Available records

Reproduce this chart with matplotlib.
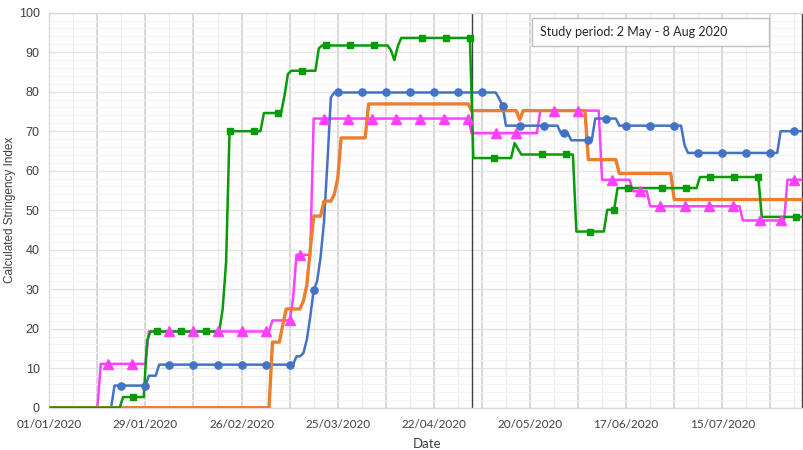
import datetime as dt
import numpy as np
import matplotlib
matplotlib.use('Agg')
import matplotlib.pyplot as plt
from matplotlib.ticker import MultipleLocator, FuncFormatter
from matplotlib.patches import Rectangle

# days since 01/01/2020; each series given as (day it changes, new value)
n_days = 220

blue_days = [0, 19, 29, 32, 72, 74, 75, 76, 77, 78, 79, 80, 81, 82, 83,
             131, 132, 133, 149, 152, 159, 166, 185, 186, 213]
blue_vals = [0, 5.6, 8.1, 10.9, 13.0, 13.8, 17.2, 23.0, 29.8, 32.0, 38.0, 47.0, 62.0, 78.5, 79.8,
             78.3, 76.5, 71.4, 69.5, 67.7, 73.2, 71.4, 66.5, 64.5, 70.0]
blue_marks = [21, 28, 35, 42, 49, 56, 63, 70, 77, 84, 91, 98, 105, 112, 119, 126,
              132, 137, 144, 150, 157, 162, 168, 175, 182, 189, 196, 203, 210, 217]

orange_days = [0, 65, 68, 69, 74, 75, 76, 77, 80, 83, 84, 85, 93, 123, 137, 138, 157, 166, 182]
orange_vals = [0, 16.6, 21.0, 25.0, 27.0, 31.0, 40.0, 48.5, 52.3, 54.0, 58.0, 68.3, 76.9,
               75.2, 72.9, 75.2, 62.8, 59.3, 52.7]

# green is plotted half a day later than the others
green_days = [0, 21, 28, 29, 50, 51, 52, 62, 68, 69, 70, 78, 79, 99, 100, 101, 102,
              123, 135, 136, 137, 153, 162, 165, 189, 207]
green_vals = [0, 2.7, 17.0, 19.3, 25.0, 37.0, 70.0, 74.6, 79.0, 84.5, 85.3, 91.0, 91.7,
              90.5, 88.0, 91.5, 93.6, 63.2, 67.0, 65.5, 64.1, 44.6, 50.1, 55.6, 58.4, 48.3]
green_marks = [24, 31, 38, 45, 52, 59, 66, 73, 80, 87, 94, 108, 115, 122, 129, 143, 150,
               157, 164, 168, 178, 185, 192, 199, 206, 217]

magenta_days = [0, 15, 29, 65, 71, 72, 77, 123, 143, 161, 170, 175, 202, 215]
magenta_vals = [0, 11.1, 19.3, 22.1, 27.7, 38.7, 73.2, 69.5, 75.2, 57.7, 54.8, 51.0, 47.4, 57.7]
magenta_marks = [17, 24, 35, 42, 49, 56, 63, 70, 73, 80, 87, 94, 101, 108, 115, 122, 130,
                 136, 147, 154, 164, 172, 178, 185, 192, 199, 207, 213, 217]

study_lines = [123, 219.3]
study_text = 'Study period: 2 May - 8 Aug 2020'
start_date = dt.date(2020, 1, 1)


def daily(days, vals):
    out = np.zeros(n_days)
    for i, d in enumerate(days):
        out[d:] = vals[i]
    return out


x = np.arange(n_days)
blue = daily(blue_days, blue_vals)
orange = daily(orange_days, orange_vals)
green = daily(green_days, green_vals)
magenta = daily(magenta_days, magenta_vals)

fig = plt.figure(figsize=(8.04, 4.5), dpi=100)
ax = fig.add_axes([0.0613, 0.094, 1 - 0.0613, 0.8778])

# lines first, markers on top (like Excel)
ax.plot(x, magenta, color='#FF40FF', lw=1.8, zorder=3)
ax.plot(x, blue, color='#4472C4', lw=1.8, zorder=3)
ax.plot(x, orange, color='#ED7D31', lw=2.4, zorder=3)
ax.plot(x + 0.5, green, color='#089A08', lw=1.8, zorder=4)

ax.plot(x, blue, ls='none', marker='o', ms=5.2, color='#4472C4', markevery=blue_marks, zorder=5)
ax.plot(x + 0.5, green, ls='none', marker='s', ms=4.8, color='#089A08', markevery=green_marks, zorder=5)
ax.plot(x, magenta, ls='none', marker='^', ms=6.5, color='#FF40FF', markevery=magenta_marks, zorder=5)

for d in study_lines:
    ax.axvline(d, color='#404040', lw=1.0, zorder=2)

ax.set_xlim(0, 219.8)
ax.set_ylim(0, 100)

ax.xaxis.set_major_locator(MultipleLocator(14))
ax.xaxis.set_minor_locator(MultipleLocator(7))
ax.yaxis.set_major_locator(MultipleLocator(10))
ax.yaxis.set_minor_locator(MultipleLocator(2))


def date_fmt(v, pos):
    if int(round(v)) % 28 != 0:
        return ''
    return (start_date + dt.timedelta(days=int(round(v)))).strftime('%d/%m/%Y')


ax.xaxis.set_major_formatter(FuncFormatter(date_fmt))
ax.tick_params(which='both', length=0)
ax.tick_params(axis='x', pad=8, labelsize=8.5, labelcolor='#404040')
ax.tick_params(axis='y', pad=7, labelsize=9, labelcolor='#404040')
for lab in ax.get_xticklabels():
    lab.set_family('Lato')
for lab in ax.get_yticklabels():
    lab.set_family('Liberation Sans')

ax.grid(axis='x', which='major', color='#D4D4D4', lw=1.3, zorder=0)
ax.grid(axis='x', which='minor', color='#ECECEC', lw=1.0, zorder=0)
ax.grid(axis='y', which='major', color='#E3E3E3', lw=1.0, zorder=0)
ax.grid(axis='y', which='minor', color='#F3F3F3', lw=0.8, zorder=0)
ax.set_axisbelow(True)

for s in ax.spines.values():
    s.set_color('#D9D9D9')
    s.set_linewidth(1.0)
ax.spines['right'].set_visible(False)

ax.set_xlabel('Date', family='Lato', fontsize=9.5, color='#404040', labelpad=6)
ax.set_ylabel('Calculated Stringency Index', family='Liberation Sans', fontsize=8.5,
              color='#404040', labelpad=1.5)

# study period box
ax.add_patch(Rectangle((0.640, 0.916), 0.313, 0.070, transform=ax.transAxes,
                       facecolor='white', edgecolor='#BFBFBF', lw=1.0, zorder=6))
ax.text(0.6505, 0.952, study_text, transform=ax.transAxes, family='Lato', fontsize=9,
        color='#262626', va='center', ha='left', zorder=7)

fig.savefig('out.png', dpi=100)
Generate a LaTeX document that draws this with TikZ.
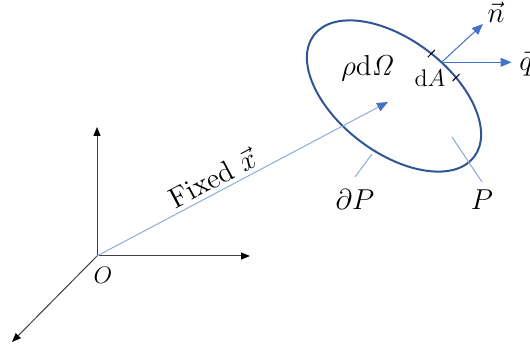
==
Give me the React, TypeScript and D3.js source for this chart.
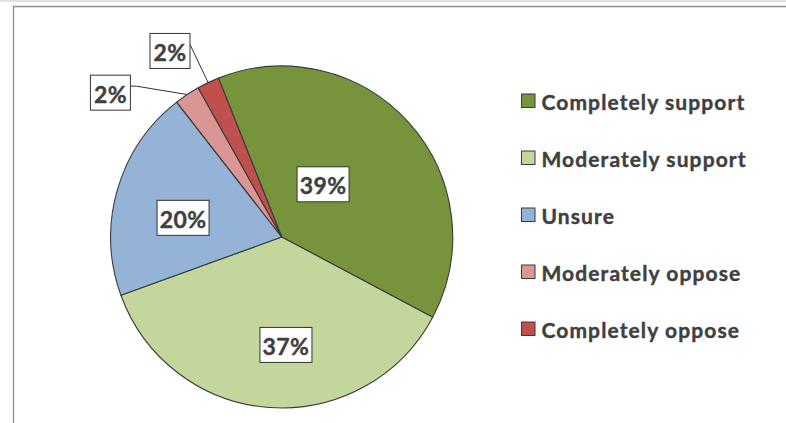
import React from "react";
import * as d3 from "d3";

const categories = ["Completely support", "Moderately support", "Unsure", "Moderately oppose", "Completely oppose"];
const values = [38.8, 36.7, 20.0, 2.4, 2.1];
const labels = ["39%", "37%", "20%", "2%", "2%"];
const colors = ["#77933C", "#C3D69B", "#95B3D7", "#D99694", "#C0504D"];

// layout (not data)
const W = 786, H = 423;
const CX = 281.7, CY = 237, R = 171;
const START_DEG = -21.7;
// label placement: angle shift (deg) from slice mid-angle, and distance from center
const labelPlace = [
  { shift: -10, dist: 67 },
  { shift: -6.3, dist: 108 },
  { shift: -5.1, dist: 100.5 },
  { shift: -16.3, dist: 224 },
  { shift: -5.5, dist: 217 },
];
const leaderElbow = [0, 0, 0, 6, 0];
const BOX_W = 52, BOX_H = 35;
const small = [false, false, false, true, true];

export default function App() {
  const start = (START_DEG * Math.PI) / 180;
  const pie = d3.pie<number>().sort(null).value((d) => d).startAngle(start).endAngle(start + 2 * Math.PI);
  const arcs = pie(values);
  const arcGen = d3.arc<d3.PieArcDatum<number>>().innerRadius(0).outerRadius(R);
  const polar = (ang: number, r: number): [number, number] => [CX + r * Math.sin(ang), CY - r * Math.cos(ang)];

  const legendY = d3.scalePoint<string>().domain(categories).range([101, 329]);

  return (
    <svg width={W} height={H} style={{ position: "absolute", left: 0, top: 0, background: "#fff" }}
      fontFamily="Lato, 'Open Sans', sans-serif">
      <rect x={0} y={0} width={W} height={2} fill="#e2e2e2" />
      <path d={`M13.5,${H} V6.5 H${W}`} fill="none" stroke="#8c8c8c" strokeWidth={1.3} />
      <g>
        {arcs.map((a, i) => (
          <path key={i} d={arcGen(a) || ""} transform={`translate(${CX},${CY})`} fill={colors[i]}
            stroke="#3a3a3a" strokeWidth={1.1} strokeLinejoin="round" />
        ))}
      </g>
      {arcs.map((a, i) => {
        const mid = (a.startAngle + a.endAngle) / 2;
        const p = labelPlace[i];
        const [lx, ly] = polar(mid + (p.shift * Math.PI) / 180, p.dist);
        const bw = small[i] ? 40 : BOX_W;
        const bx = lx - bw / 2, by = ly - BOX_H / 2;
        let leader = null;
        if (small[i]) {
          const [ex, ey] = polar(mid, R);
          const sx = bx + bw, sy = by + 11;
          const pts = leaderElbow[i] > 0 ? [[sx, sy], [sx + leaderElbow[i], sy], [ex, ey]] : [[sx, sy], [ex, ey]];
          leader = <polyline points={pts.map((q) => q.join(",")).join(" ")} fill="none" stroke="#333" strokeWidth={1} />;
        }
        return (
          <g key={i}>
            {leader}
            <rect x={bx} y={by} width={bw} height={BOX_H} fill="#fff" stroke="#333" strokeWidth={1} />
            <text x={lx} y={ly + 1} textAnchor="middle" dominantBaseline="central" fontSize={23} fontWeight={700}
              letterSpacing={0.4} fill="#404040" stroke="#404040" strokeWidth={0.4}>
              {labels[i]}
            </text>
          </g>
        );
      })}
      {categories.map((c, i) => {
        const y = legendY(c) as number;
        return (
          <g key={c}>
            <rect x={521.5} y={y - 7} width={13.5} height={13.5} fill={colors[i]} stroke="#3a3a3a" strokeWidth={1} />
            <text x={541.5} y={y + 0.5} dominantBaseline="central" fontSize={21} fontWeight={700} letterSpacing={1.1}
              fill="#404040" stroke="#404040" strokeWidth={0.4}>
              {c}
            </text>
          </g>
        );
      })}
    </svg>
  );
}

Directions for this task
Among the records above, locate the line containing "Give me the" and the line containing "const small = [false, false, false, true, true];", then transcribe exactly the lines starting at the first and ending at the second, with no pictures.

Task output
Give me the React, TypeScript and D3.js source for this chart.
import React from "react";
import * as d3 from "d3";

const categories = ["Completely support", "Moderately support", "Unsure", "Moderately oppose", "Completely oppose"];
const values = [38.8, 36.7, 20.0, 2.4, 2.1];
const labels = ["39%", "37%", "20%", "2%", "2%"];
const colors = ["#77933C", "#C3D69B", "#95B3D7", "#D99694", "#C0504D"];

// layout (not data)
const W = 786, H = 423;
const CX = 281.7, CY = 237, R = 171;
const START_DEG = -21.7;
// label placement: angle shift (deg) from slice mid-angle, and distance from center
const labelPlace = [
  { shift: -10, dist: 67 },
  { shift: -6.3, dist: 108 },
  { shift: -5.1, dist: 100.5 },
  { shift: -16.3, dist: 224 },
  { shift: -5.5, dist: 217 },
];
const leaderElbow = [0, 0, 0, 6, 0];
const BOX_W = 52, BOX_H = 35;
const small = [false, false, false, true, true];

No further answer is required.